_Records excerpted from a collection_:

— BEGIN —

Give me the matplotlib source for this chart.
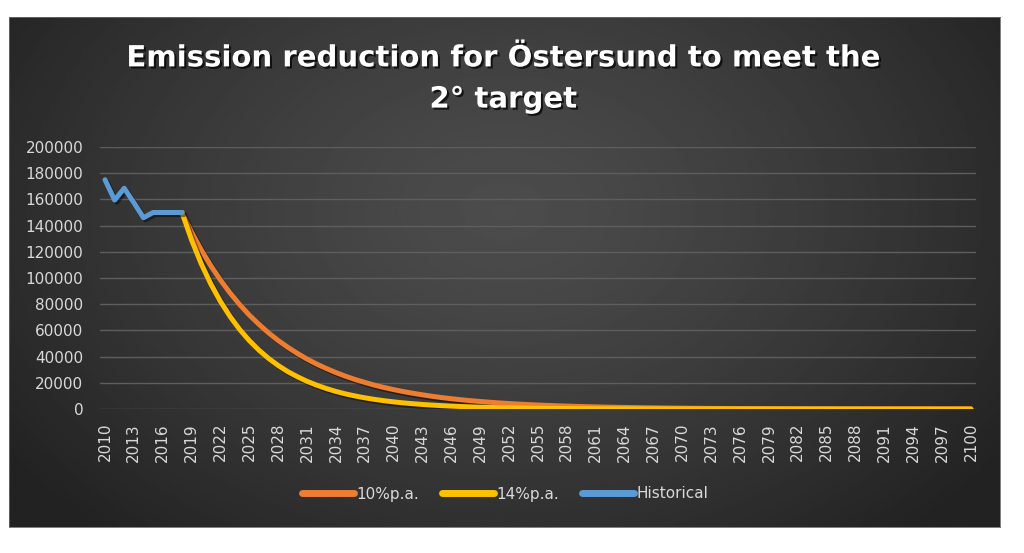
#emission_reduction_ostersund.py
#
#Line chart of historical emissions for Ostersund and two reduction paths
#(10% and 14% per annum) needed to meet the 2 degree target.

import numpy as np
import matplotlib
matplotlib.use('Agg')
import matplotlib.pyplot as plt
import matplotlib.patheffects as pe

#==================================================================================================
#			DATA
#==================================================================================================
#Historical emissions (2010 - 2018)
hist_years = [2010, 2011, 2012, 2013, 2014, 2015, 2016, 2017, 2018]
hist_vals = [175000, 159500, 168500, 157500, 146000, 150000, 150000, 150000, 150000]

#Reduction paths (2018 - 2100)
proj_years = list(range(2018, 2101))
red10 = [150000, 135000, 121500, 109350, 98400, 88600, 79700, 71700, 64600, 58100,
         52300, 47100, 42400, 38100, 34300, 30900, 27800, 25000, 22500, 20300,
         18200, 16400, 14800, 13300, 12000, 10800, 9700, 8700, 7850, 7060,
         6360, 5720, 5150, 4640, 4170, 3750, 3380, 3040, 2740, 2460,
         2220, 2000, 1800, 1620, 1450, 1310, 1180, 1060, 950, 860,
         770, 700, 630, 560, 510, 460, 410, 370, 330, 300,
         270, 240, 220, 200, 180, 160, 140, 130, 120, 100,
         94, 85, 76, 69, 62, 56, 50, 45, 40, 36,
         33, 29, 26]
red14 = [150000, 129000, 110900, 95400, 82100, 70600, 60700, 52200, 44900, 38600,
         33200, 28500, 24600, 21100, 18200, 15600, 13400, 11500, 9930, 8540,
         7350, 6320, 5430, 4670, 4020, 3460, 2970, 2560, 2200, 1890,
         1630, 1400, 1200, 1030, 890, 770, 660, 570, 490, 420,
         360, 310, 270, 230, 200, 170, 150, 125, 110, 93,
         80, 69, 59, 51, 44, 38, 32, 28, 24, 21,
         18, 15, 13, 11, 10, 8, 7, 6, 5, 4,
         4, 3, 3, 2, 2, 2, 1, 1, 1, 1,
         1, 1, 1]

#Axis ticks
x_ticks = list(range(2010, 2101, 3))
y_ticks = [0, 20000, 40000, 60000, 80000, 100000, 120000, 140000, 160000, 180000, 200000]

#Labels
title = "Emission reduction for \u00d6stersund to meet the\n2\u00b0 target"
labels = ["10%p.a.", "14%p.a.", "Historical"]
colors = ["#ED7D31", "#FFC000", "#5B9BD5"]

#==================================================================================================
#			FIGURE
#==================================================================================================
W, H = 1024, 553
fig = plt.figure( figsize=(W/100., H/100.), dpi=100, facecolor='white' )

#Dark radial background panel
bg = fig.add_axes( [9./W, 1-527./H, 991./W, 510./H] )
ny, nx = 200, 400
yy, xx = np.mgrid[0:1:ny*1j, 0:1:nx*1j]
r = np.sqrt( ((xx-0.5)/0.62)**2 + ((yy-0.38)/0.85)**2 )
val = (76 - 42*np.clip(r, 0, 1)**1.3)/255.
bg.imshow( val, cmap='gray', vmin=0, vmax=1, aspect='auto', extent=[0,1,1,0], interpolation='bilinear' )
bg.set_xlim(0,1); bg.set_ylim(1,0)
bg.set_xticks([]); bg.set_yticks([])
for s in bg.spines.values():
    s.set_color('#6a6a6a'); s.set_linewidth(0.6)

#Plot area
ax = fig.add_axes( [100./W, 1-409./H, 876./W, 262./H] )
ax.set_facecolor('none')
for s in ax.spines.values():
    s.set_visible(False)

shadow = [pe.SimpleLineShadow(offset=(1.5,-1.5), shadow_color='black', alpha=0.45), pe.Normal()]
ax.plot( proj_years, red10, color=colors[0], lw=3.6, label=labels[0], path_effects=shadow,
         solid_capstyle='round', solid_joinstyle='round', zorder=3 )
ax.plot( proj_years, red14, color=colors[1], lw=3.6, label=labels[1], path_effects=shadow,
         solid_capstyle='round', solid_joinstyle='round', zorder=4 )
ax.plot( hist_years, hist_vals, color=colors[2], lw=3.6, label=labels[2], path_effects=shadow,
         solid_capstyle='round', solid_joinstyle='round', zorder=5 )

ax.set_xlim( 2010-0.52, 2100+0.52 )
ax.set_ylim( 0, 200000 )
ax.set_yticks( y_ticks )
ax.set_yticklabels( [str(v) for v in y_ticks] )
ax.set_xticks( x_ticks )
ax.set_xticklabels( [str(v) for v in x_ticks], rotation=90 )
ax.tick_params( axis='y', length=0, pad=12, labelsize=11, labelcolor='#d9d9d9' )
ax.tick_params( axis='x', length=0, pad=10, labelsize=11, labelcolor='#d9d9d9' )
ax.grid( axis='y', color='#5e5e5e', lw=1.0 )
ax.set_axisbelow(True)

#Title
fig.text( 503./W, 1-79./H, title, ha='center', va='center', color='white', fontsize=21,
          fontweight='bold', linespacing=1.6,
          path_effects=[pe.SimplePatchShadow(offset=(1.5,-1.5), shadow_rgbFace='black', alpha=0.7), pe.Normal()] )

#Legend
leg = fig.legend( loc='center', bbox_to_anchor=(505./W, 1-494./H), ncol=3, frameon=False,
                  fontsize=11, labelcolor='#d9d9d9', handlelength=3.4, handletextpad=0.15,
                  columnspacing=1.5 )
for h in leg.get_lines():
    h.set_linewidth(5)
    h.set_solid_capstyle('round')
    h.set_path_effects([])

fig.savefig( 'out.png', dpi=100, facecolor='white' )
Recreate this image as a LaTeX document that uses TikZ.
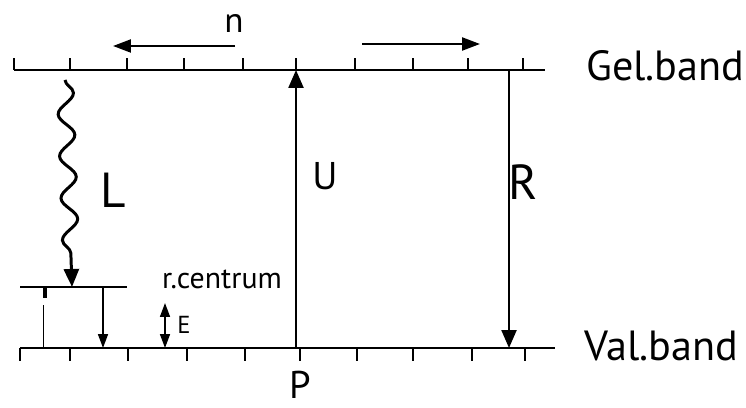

— END —

_WRITTEN REQUEST_:
Copy every line of the material in which the word "this" occurs.

_SOLUTION_:
Give me the matplotlib source for this chart.
Recreate this image as a LaTeX document that uses TikZ.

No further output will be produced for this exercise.